§ GOAL:
Drop every picture, then transcribe the remaining data exactly.

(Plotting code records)
+-------+

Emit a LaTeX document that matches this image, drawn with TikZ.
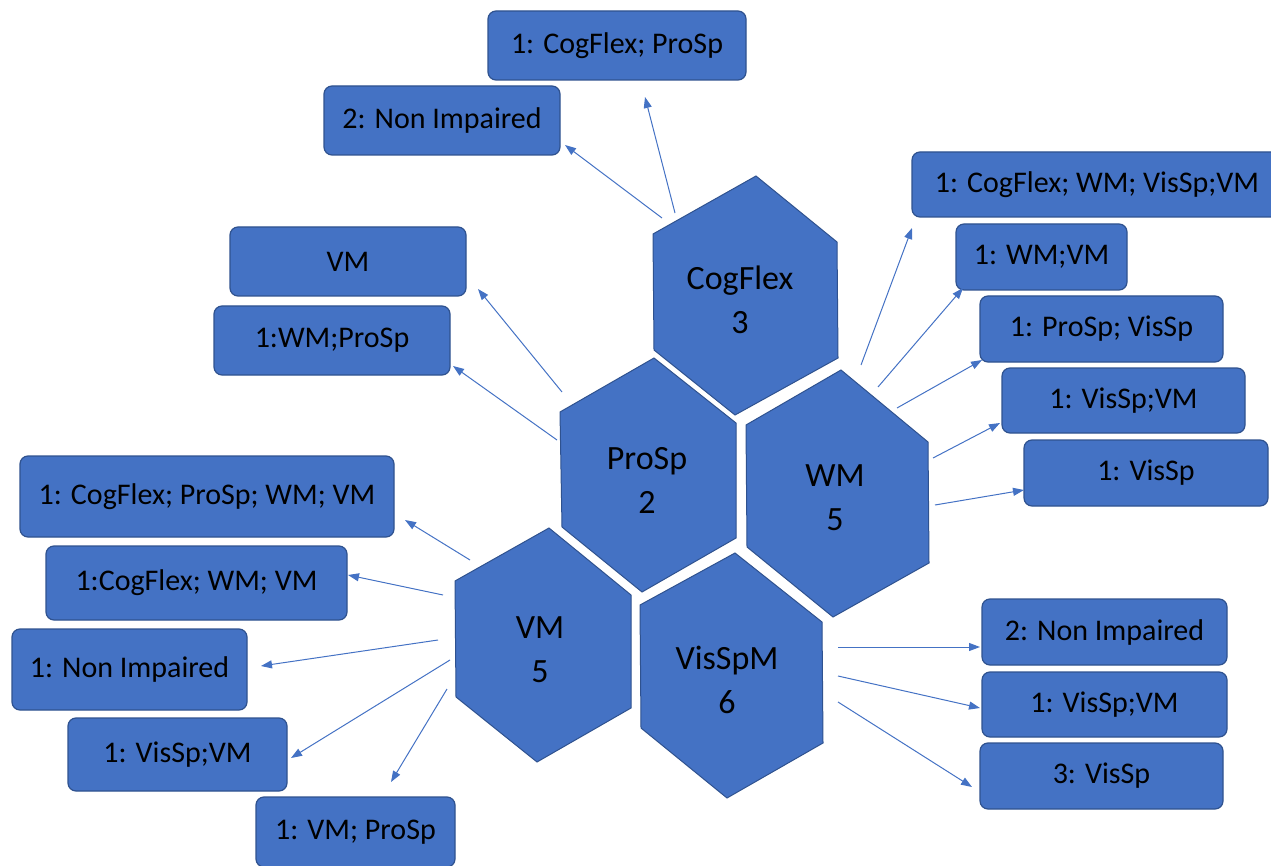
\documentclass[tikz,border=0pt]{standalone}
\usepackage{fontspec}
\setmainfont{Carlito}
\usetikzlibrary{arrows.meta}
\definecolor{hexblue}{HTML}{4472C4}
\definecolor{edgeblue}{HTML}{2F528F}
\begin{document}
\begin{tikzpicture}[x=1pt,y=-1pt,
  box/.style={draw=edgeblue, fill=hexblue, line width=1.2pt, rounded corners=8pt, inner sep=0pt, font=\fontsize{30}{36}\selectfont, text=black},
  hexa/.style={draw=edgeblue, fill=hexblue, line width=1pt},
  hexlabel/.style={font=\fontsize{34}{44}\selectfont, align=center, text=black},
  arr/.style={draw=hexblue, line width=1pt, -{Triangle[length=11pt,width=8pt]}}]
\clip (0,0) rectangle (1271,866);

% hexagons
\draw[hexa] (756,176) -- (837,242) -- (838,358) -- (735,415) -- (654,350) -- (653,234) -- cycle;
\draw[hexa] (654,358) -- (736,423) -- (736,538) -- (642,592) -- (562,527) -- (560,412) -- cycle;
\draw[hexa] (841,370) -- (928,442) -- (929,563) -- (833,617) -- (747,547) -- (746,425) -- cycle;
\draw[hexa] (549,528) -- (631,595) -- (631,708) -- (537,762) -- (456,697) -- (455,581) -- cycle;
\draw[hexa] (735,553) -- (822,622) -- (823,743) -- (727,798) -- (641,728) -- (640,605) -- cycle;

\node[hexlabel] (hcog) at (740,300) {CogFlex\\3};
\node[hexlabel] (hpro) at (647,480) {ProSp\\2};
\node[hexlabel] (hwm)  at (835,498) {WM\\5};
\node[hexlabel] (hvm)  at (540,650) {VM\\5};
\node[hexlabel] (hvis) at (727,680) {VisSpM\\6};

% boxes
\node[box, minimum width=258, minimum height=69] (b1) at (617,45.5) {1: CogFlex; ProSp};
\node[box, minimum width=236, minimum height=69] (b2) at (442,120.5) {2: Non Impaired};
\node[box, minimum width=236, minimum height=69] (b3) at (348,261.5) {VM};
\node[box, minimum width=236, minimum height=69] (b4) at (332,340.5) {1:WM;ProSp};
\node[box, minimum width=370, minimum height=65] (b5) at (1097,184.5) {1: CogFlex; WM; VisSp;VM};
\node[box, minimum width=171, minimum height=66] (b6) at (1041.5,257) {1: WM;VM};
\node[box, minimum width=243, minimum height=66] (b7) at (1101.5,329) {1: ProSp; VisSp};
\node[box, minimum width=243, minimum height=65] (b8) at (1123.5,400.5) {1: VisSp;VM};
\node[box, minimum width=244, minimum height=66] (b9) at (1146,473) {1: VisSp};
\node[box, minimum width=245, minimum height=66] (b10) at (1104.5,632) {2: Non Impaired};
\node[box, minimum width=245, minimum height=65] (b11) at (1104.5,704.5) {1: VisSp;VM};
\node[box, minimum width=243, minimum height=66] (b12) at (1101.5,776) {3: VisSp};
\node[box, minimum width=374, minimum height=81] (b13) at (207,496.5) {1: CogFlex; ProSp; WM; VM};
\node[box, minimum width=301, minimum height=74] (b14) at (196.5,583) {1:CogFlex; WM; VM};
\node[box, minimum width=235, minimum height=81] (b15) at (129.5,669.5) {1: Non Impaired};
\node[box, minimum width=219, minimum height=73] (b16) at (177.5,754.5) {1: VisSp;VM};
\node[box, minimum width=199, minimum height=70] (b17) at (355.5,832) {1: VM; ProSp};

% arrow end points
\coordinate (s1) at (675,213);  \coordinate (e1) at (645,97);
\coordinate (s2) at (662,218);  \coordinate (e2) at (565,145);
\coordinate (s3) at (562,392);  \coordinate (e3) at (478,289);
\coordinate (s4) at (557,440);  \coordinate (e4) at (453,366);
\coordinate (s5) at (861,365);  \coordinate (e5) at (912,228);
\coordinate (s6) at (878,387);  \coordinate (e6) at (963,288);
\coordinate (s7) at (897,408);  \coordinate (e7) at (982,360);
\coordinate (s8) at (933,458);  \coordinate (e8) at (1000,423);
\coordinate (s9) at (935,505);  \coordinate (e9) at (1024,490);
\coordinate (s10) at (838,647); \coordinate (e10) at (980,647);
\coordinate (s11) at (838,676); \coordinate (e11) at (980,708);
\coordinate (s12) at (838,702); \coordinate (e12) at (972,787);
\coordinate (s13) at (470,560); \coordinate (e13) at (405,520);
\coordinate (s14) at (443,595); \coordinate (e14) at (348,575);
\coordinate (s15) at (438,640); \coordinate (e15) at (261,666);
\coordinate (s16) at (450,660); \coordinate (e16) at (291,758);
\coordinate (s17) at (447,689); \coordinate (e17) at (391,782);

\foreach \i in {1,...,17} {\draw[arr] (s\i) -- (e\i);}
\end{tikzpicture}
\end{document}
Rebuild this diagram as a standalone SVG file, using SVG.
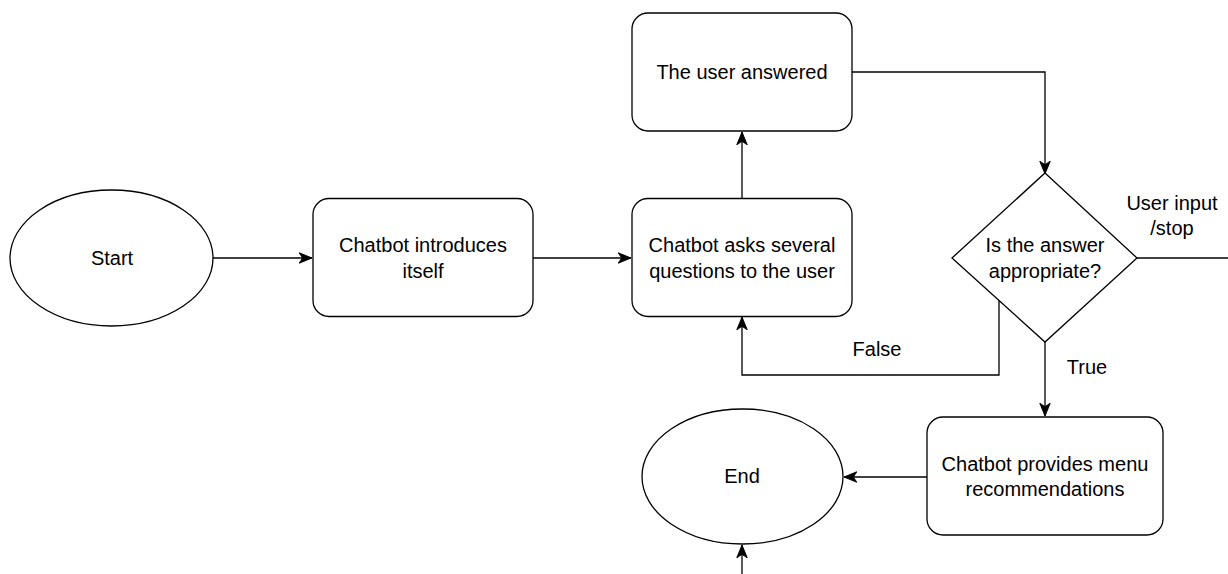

+-------+

§ THE OUTPUT:
Emit a LaTeX document that matches this image, drawn with TikZ.
\documentclass[tikz,border=0pt]{standalone}
\usepackage{fontspec}
\setmainfont{Carlito}
\usetikzlibrary{arrows.meta}
\definecolor{hexblue}{HTML}{4472C4}
\definecolor{edgeblue}{HTML}{2F528F}
\begin{document}
\begin{tikzpicture}[x=1pt,y=-1pt,
  box/.style={draw=edgeblue, fill=hexblue, line width=1.2pt, rounded corners=8pt, inner sep=0pt, font=\fontsize{30}{36}\selectfont, text=black},
  hexa/.style={draw=edgeblue, fill=hexblue, line width=1pt},
  hexlabel/.style={font=\fontsize{34}{44}\selectfont, align=center, text=black},
  arr/.style={draw=hexblue, line width=1pt, -{Triangle[length=11pt,width=8pt]}}]
\clip (0,0) rectangle (1271,866);

% hexagons
\draw[hexa] (756,176) -- (837,242) -- (838,358) -- (735,415) -- (654,350) -- (653,234) -- cycle;
\draw[hexa] (654,358) -- (736,423) -- (736,538) -- (642,592) -- (562,527) -- (560,412) -- cycle;
\draw[hexa] (841,370) -- (928,442) -- (929,563) -- (833,617) -- (747,547) -- (746,425) -- cycle;
\draw[hexa] (549,528) -- (631,595) -- (631,708) -- (537,762) -- (456,697) -- (455,581) -- cycle;
\draw[hexa] (735,553) -- (822,622) -- (823,743) -- (727,798) -- (641,728) -- (640,605) -- cycle;

\node[hexlabel] (hcog) at (740,300) {CogFlex\\3};
\node[hexlabel] (hpro) at (647,480) {ProSp\\2};
\node[hexlabel] (hwm)  at (835,498) {WM\\5};
\node[hexlabel] (hvm)  at (540,650) {VM\\5};
\node[hexlabel] (hvis) at (727,680) {VisSpM\\6};

% boxes
\node[box, minimum width=258, minimum height=69] (b1) at (617,45.5) {1: CogFlex; ProSp};
\node[box, minimum width=236, minimum height=69] (b2) at (442,120.5) {2: Non Impaired};
\node[box, minimum width=236, minimum height=69] (b3) at (348,261.5) {VM};
\node[box, minimum width=236, minimum height=69] (b4) at (332,340.5) {1:WM;ProSp};
\node[box, minimum width=370, minimum height=65] (b5) at (1097,184.5) {1: CogFlex; WM; VisSp;VM};
\node[box, minimum width=171, minimum height=66] (b6) at (1041.5,257) {1: WM;VM};
\node[box, minimum width=243, minimum height=66] (b7) at (1101.5,329) {1: ProSp; VisSp};
\node[box, minimum width=243, minimum height=65] (b8) at (1123.5,400.5) {1: VisSp;VM};
\node[box, minimum width=244, minimum height=66] (b9) at (1146,473) {1: VisSp};
\node[box, minimum width=245, minimum height=66] (b10) at (1104.5,632) {2: Non Impaired};
\node[box, minimum width=245, minimum height=65] (b11) at (1104.5,704.5) {1: VisSp;VM};
\node[box, minimum width=243, minimum height=66] (b12) at (1101.5,776) {3: VisSp};
\node[box, minimum width=374, minimum height=81] (b13) at (207,496.5) {1: CogFlex; ProSp; WM; VM};
\node[box, minimum width=301, minimum height=74] (b14) at (196.5,583) {1:CogFlex; WM; VM};
\node[box, minimum width=235, minimum height=81] (b15) at (129.5,669.5) {1: Non Impaired};
\node[box, minimum width=219, minimum height=73] (b16) at (177.5,754.5) {1: VisSp;VM};
\node[box, minimum width=199, minimum height=70] (b17) at (355.5,832) {1: VM; ProSp};

% arrow end points
\coordinate (s1) at (675,213);  \coordinate (e1) at (645,97);
\coordinate (s2) at (662,218);  \coordinate (e2) at (565,145);
\coordinate (s3) at (562,392);  \coordinate (e3) at (478,289);
\coordinate (s4) at (557,440);  \coordinate (e4) at (453,366);
\coordinate (s5) at (861,365);  \coordinate (e5) at (912,228);
\coordinate (s6) at (878,387);  \coordinate (e6) at (963,288);
\coordinate (s7) at (897,408);  \coordinate (e7) at (982,360);
\coordinate (s8) at (933,458);  \coordinate (e8) at (1000,423);
\coordinate (s9) at (935,505);  \coordinate (e9) at (1024,490);
\coordinate (s10) at (838,647); \coordinate (e10) at (980,647);
\coordinate (s11) at (838,676); \coordinate (e11) at (980,708);
\coordinate (s12) at (838,702); \coordinate (e12) at (972,787);
\coordinate (s13) at (470,560); \coordinate (e13) at (405,520);
\coordinate (s14) at (443,595); \coordinate (e14) at (348,575);
\coordinate (s15) at (438,640); \coordinate (e15) at (261,666);
\coordinate (s16) at (450,660); \coordinate (e16) at (291,758);
\coordinate (s17) at (447,689); \coordinate (e17) at (391,782);

\foreach \i in {1,...,17} {\draw[arr] (s\i) -- (e\i);}
\end{tikzpicture}
\end{document}
Rebuild this diagram as a standalone SVG file, using SVG.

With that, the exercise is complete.